The Cumberland Subdivision is a railroad line owned and operated by CSX Transportation in the U.S. states of Maryland and West Virginia. The line runs from Brunswick, Maryland, west to Cumberland, Maryland,  along the old Baltimore and Ohio Rail Road (B&O) main line. At its east end, the Cumberland Subdivision becomes the Metropolitan Subdivision; at its west end at Cumberland, Maryland it becomes the Cumberland Terminal Subdivision. It meets the Shenandoah Subdivision at Harpers Ferry, West Virginia, and the Lurgan Subdivision at Cherry Run, West Virginia.

History

The Cumberland Subdivision was opened in 1842 as part of the B&O's main line.

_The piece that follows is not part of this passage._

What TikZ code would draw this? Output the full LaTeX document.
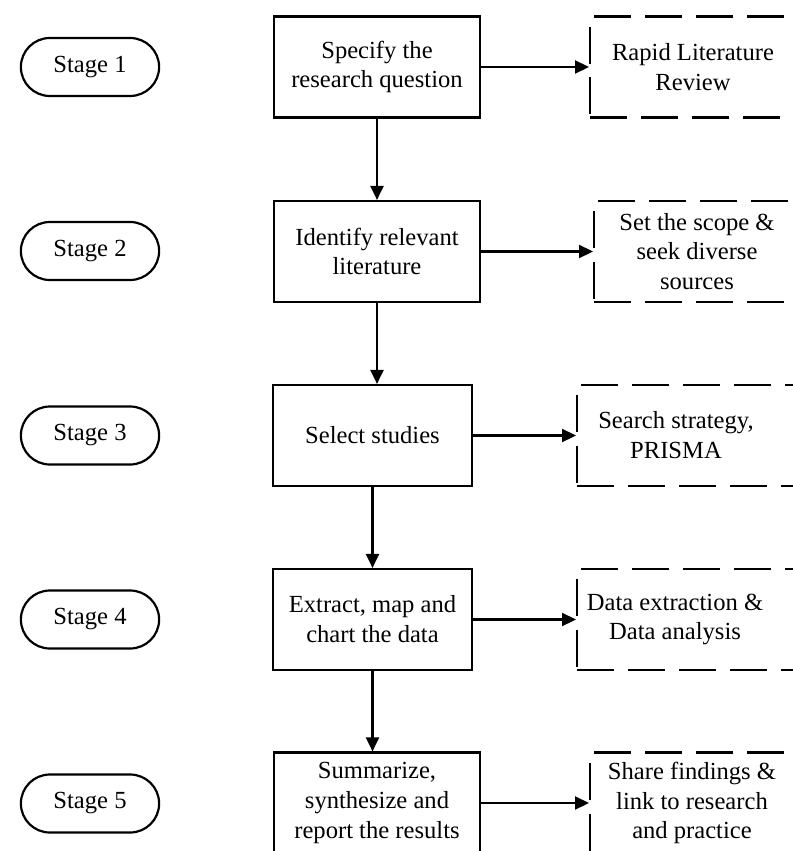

In 1914 the B&O opened the Magnolia Cutoff, a more direct route through mountain ridges, running  between Hansrote and Paw Paw, West Virginia. The project included construction of four tunnels, two bridges, and many deep rock cuts. The B&O continued to use the original route along the Potomac River, called the "Lowline," until 1961.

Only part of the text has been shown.